“It’s been decaying, but now that spring has hit the city, things are growing back out of the destruction,” said Hegarty, who placed on a nearby ledge a painted papier-mâché sculpture of an albino pigeon holding a bright flower in its beak as a sign of hope. “Vanitas painting is about impermanence, which is something we’ve all been feeling pretty hard this past year.”
Hegarty is one of 24 artists contributing site-specific projects responsive to this moment of loss and renewal in the exhibition “Re:Growth, a Celebration of Art, Riverside Park and the New York Spirit.” The exhibition, which was organised by curator Karin Bravin, populates the landscape from 64th to 151st Streets and runs through Sept. 13. It’s the largest art show in the park’s history, according to the Riverside Park Conservancy, which produced it.
“I spent so much of the pandemic walking through the park and thought this would be the perfect time to see public art,” said Bravin, who proposed the idea to Daniel Garodnick, president and CEO of the conservancy, in the bleak days of November.

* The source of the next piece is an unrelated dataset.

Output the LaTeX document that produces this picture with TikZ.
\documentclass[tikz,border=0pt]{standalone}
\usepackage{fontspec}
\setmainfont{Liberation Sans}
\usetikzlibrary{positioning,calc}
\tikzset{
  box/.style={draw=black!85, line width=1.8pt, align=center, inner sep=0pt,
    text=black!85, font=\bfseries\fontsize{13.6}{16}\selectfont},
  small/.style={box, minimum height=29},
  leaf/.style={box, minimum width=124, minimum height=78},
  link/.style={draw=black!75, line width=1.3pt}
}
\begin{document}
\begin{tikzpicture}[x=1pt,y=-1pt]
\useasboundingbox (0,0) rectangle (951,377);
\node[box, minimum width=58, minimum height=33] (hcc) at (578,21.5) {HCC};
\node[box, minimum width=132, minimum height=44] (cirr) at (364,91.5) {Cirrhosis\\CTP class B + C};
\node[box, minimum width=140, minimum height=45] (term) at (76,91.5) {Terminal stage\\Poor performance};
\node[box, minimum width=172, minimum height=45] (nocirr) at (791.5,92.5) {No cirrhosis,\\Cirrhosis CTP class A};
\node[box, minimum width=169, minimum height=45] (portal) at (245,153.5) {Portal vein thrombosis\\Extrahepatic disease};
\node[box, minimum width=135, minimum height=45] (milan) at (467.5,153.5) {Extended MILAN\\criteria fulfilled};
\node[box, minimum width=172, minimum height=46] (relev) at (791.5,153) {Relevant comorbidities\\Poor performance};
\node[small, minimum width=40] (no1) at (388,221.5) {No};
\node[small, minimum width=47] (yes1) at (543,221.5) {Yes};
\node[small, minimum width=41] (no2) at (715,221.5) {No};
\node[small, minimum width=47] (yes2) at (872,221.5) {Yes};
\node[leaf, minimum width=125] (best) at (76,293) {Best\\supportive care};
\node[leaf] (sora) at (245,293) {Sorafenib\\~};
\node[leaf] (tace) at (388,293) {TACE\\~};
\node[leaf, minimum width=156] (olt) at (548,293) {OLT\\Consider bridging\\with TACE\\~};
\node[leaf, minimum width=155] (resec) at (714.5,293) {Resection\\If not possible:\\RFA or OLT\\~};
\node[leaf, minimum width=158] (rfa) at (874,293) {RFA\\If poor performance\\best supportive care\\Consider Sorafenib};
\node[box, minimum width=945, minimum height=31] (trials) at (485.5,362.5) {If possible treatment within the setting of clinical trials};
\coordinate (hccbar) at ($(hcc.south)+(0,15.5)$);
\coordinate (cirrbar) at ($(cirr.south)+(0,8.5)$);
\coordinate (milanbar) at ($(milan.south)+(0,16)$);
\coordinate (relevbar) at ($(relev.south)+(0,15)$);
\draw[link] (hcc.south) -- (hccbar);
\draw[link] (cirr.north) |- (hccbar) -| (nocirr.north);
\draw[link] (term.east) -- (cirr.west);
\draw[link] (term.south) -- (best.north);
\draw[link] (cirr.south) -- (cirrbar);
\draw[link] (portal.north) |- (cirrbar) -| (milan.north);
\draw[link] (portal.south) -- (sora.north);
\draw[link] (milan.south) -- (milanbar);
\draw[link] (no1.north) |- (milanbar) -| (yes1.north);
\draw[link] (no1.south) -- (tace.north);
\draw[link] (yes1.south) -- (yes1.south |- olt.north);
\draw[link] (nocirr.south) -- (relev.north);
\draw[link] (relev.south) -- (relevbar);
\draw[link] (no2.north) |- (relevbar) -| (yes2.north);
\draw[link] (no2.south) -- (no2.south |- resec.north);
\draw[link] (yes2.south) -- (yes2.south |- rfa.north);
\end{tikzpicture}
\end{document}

As spring barrels toward full-on summer, and as New Yorkers start to feel more comfortable shedding masks as requirements lift for those who are vaccinated, the show may encourage long walks and lead visitors to explore new parts of the park. “It’s about the discovery, the journey, the looking for the work,” Bravin said. Signage at park entrances and at each installation includes a QR code that leads to a map and information about the exhibition as well as every work and artist.
Some installations in the middle of grassy areas along the waterfront announce themselves from a distance. Near 82nd Street is a 15-foot-high curving sculpture of stacked Corten steel cylinders created by DeWitt Godfrey; it evokes the natural geometry of honeycomb or plant-spore patterns. At 91st Street, people can enter “Riverside Reading Room,” a small open house erected by Mary Mattingly and lined with shelves of fossil, rock, earth and plants such as aloe, dracaena and ponytail palm as a meditation on cycles of growth and climate change.
Other installations may sneak up as you walk by. A garden of some 30 biomorphic shapes — crafted by Sui Park from hand-dyed zip ties in a vibrant palette including green, orange, yellow and pink — seems to sprout from the ground in a lush enclave just below 79th Street. On an outcropping of boulders near 75th Street, a blanket of green molded forms creeps over the expanse like ivy or moss. Each unit is the bottom end of a plastic Mountain Dew bottle, riveted together by Jean Shin. The installation takes on a dazzling florescent glow when hit by the sun.
“Most single-use plastic is not recycled, and our consumer waste is invading the world,” said Shin, who wants to create an encounter that makes us question these everyday objects and our relationship to nature. “What’s the true cost of this convenience to our landscape and our bodies?”
“I had been thinking about flying carpets and being able to leave in this magical way as I was holed up and staring at four walls, like everyone else,” Elsayed said. “These flags are inviting you on a journey out.”
The privately funded conservancy, celebrating its 35th anniversary of restoring and improving the park, spent much of last year focusing its efforts above 125th Street, adjacent to Harlem. “Our north-park initiative is bringing more resources to the areas of the park that traditionally had seen less investment from the city,” said Garodnick, noting a $2.3 million allocation from the city last year for north-park infrastructure upgrades. He hopes the exhibition will draw people uptown.
Along the river at 125th and 149th Streets, as well as at 64th and 79th Streets, signage guides visitors to a free augmented-reality app, which enables them to experience, through their iPhones, Shuli Sadé’s wild organic orbs that appear to float over the water and landscape. Near 148th Street by the river, two concrete figures by Joshua Goode are suggestive of neolithic votive statues, except their heads have the distinctive cartoon silhouettes of Bart and Lisa Simpson.
At the corner of a fence enclosing a ball field at 145th Street, Glen Wilson has mounted two 8-by-10-foot photographs of young Black female mail carriers, one taken in his neighbourhood in Venice Beach, California, and the other in Harlem. After printing the images on industrial flexible plastic and cutting them into strips, Wilson wove the monumental photographs into the fabric of the chain-link so it appears the women are looking toward each other at an intersection of the fence.
“It’s this bicoastal, cross-country glance back at one another and the celebration of labour and the folks who essentially carry the weight and trust of the neighbourhood,” said Wilson, who is interested in Riverside Park as a democratised space. “The park represents the best of civic pride. We all know we have a piece of it, and we all know we belong there.”